Located just off the Southern California coast in the Santa Barbara Channel, the series of islands that encompass Channel Islands National Park are sparsely visited, especially given their incredible natural beauty. Tide pools, kelp forests, and rugged mountains provide a habitat for unique flora and fauna.
The pristine Channel Islands seem made for adventure, and the activity menu here includes hiking, kayaking, scuba diving, whale watching, and camping on remote beaches. Five of the eight islands fall within the national park, including Santa Cruz Island—home to the Painted Cave, one of the world’s deepest sea caves—and Anacapa Island, a favorite among campers and hikers due to its remoteness and tranquility. Outside the park borders lies Santa Catalina Island, the only Channel Island with a permanent human settlement and a favorite day trip from Los Angeles.
Things to Know Before You Go
The Channel Islands are a must visit for nature lovers and adventure travelers.
Don’t forget to pack sunscreen, sunglasses, and a hat.
Dress in layers; the ferry ride over can get chilly.
Bring a wet suit if you plan to spend time in the water—it’s cold even in summer.
How to Get There
The Channel Islands are only accessible via ferry. Boats depart from Ventura Harbor and Santa Barbara Harbor daily for the national park, while boats to Catalina Island depart from Newport Beach, San Pedro, Long Beach, and Dana Point.
When to Get There
Not very many people make their way to the Channel Islands, so there isn’t really a bad time to visit. The dry months in summer and fall make for ideal camping. Whale watchers will want to plan their trip between late June and early September for humpback whales or December through March for gray whales. Late spring is the best time for viewing seabirds and wildflowers.

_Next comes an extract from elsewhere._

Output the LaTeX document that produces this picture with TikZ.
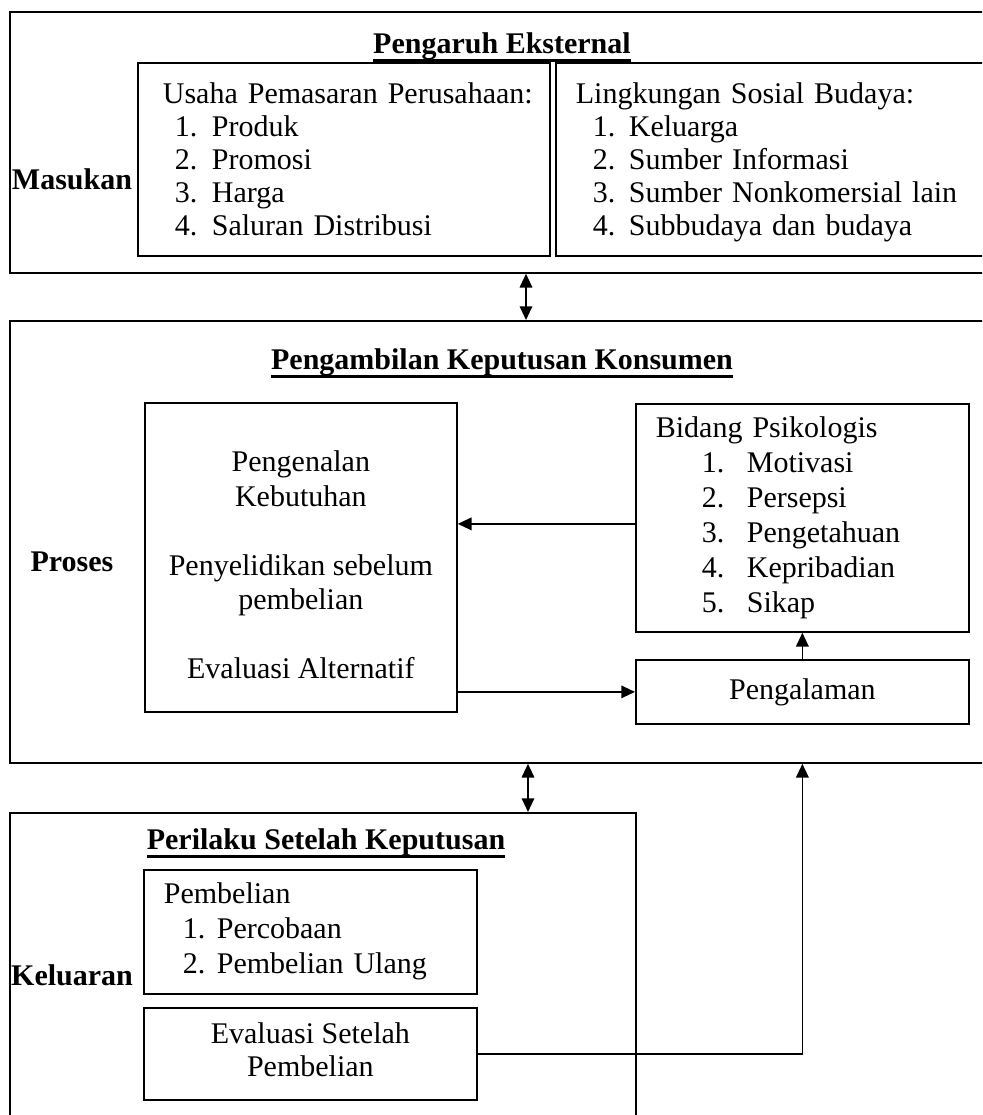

The “Galapagos of North America”
The Channel Islands have earned the nickname the “Galapagos of North America” thanks to their biodiversity; the islands provide a habitat for 145 species of plants and animals found nowhere else on the planet. The nutrient-rich Santa Barbara Channel attracts even more marine life, including 30 species of whales, dolphins, seals, and sea lions. The scuba diving and sea kayaking rank among the best in the world.